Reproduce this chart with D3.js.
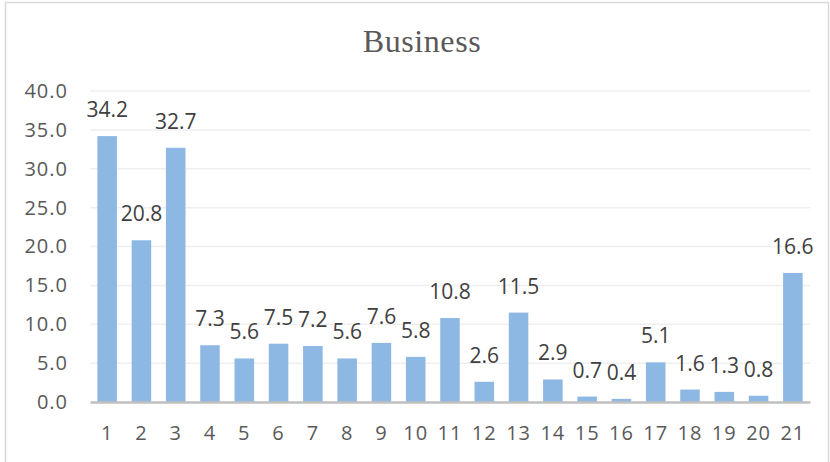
<!DOCTYPE html>
<html>
<head>
<meta charset="utf-8">
<script src="https://cdn.jsdelivr.net/npm/d3@7"></script>
<style>
  body { margin: 0; background: #fff; }
  svg { display: block; }
</style>
</head>
<body>
<div id="chart"></div>
<script>
// data
var categories = ["1","2","3","4","5","6","7","8","9","10","11","12","13","14","15","16","17","18","19","20","21"];
var values = [34.2, 20.8, 32.7, 7.3, 5.6, 7.5, 7.2, 5.6, 7.6, 5.8, 10.8, 2.6, 11.5, 2.9, 0.7, 0.4, 5.1, 1.6, 1.3, 0.8, 16.6];
var yTicks = [0, 5, 10, 15, 20, 25, 30, 35, 40];
var title = "Business";

var W = 830, H = 462;
var margin = {top: 91, right: 20, bottom: 60, left: 90},
    width = W - margin.left - margin.right,
    height = H - margin.top - margin.bottom;

var svg = d3.select("#chart").append("svg")
    .attr("width", W)
    .attr("height", H);

// chart border
svg.append("rect")
    .attr("x", 5.5).attr("y", 2.5)
    .attr("width", 823).attr("height", 480)
    .attr("fill", "none")
    .attr("stroke", "#d9d9d9")
    .attr("stroke-width", 1.5);

// title
svg.append("text")
    .attr("x", 422)
    .attr("y", 52)
    .attr("text-anchor", "middle")
    .style("font-family", "'Liberation Serif', 'Times New Roman', serif")
    .style("font-size", "32px")
    .style("letter-spacing", "0.6px")
    .style("fill", "#595959")
    .text(title);

var g = svg.append("g")
    .attr("transform", "translate(" + margin.left + "," + margin.top + ")");

var x = d3.scaleBand()
    .domain(categories)
    .range([0, width])
    .paddingInner(0.43)
    .paddingOuter(0.215);

var y = d3.scaleLinear()
    .domain([0, 40])
    .range([height, 0]);

// gridlines
g.append("g")
  .selectAll("line")
  .data(yTicks.filter(d => d > 0))
  .join("line")
    .attr("x1", 0).attr("x2", width)
    .attr("y1", d => y(d)).attr("y2", d => y(d))
    .attr("stroke", "#efefef")
    .attr("stroke-width", 1.5);

// y axis labels
var yAxis = g.append("g")
    .call(d3.axisLeft(y).tickValues(yTicks).tickFormat(d3.format(".1f")).tickSize(0).tickPadding(22));
yAxis.select(".domain").remove();
yAxis.selectAll("text")
    .style("font-family", "'Open Sans', sans-serif")
    .style("font-size", "20px")
    .style("letter-spacing", "1px")
    .style("fill", "#595959");

// bars
g.append("g")
  .selectAll("rect")
  .data(values)
  .join("rect")
    .attr("x", (d, i) => x(categories[i]))
    .attr("y", d => y(d))
    .attr("width", x.bandwidth())
    .attr("height", d => height - y(d))
    .attr("fill", "#8db8e3");

// value labels
g.append("g")
  .selectAll("text")
  .data(values)
  .join("text")
    .attr("x", (d, i) => x(categories[i]) + x.bandwidth() / 2)
    .attr("y", d => y(d) - 19)
    .attr("text-anchor", "middle")
    .style("font-family", "'Open Sans', sans-serif")
    .style("font-size", "21px")
    .style("fill", "#404040")
    .text(d => d3.format(".1f")(d));

// x axis
var xAxis = g.append("g")
    .attr("transform", "translate(0," + height + ")")
    .call(d3.axisBottom(x).tickSize(0).tickPadding(24));
xAxis.select(".domain")
    .attr("stroke", "#bfbfbf")
    .attr("stroke-width", 2.5);
xAxis.selectAll("text")
    .style("font-family", "'Open Sans', sans-serif")
    .style("font-size", "20px")
    .style("letter-spacing", "1px")
    .style("fill", "#595959");
</script>
</body>
</html>
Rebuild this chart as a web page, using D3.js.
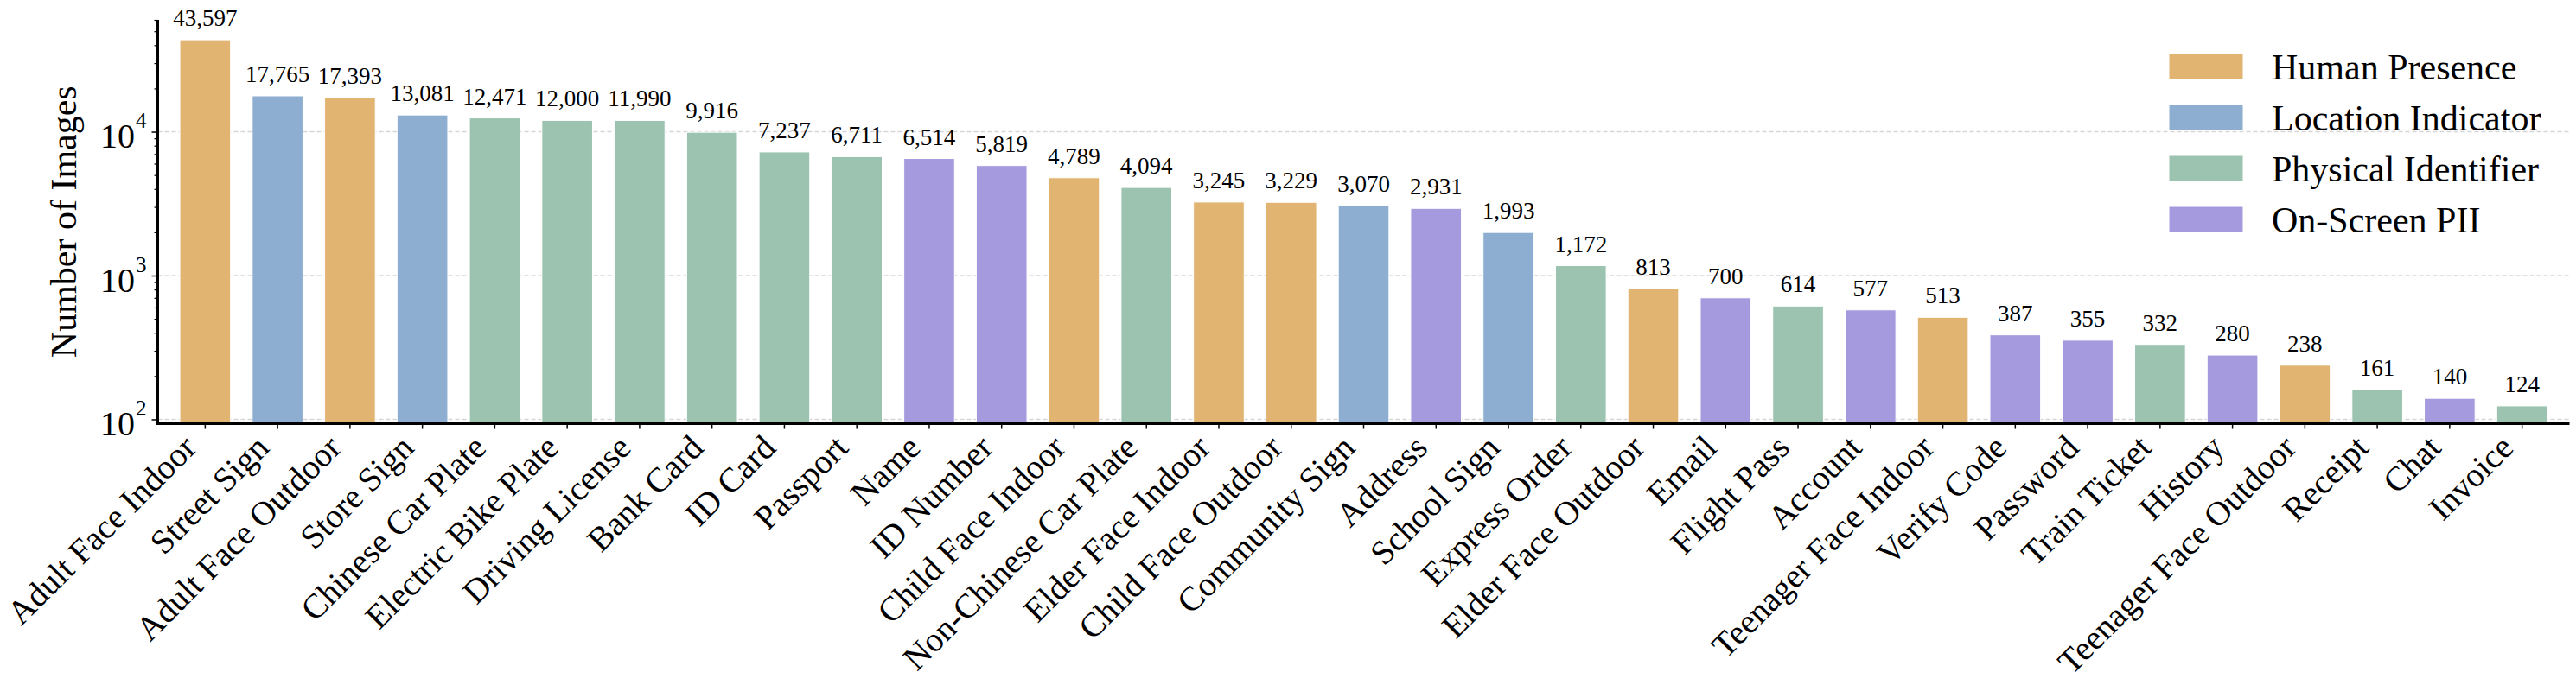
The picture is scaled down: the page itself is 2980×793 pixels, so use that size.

####################

● Problem: Your copy of the data above should match it exactly, except that pictures are left out.

● Exercise response:
Reproduce this chart with D3.js.
<!DOCTYPE html>
<html>
<head>
<meta charset="utf-8">
<script src="https://cdn.jsdelivr.net/npm/d3@7"></script>
<style>
  body { margin: 0; background: #fff; }
  svg { display: block; }
</style>
</head>
<body>
<div id="chart"></div>
<script>
// data
var categories = ["1","2","3","4","5","6","7","8","9","10","11","12","13","14","15","16","17","18","19","20","21"];
var values = [34.2, 20.8, 32.7, 7.3, 5.6, 7.5, 7.2, 5.6, 7.6, 5.8, 10.8, 2.6, 11.5, 2.9, 0.7, 0.4, 5.1, 1.6, 1.3, 0.8, 16.6];
var yTicks = [0, 5, 10, 15, 20, 25, 30, 35, 40];
var title = "Business";

var W = 830, H = 462;
var margin = {top: 91, right: 20, bottom: 60, left: 90},
    width = W - margin.left - margin.right,
    height = H - margin.top - margin.bottom;

var svg = d3.select("#chart").append("svg")
    .attr("width", W)
    .attr("height", H);

// chart border
svg.append("rect")
    .attr("x", 5.5).attr("y", 2.5)
    .attr("width", 823).attr("height", 480)
    .attr("fill", "none")
    .attr("stroke", "#d9d9d9")
    .attr("stroke-width", 1.5);

// title
svg.append("text")
    .attr("x", 422)
    .attr("y", 52)
    .attr("text-anchor", "middle")
    .style("font-family", "'Liberation Serif', 'Times New Roman', serif")
    .style("font-size", "32px")
    .style("letter-spacing", "0.6px")
    .style("fill", "#595959")
    .text(title);

var g = svg.append("g")
    .attr("transform", "translate(" + margin.left + "," + margin.top + ")");

var x = d3.scaleBand()
    .domain(categories)
    .range([0, width])
    .paddingInner(0.43)
    .paddingOuter(0.215);

var y = d3.scaleLinear()
    .domain([0, 40])
    .range([height, 0]);

// gridlines
g.append("g")
  .selectAll("line")
  .data(yTicks.filter(d => d > 0))
  .join("line")
    .attr("x1", 0).attr("x2", width)
    .attr("y1", d => y(d)).attr("y2", d => y(d))
    .attr("stroke", "#efefef")
    .attr("stroke-width", 1.5);

// y axis labels
var yAxis = g.append("g")
    .call(d3.axisLeft(y).tickValues(yTicks).tickFormat(d3.format(".1f")).tickSize(0).tickPadding(22));
yAxis.select(".domain").remove();
yAxis.selectAll("text")
    .style("font-family", "'Open Sans', sans-serif")
    .style("font-size", "20px")
    .style("letter-spacing", "1px")
    .style("fill", "#595959");

// bars
g.append("g")
  .selectAll("rect")
  .data(values)
  .join("rect")
    .attr("x", (d, i) => x(categories[i]))
    .attr("y", d => y(d))
    .attr("width", x.bandwidth())
    .attr("height", d => height - y(d))
    .attr("fill", "#8db8e3");

// value labels
g.append("g")
  .selectAll("text")
  .data(values)
  .join("text")
    .attr("x", (d, i) => x(categories[i]) + x.bandwidth() / 2)
    .attr("y", d => y(d) - 19)
    .attr("text-anchor", "middle")
    .style("font-family", "'Open Sans', sans-serif")
    .style("font-size", "21px")
    .style("fill", "#404040")
    .text(d => d3.format(".1f")(d));

// x axis
var xAxis = g.append("g")
    .attr("transform", "translate(0," + height + ")")
    .call(d3.axisBottom(x).tickSize(0).tickPadding(24));
xAxis.select(".domain")
    .attr("stroke", "#bfbfbf")
    .attr("stroke-width", 2.5);
xAxis.selectAll("text")
    .style("font-family", "'Open Sans', sans-serif")
    .style("font-size", "20px")
    .style("letter-spacing", "1px")
    .style("fill", "#595959");
</script>
</body>
</html>
Rebuild this chart as a web page, using D3.js.
The picture is scaled down: the page itself is 2980×793 pixels, so use that size.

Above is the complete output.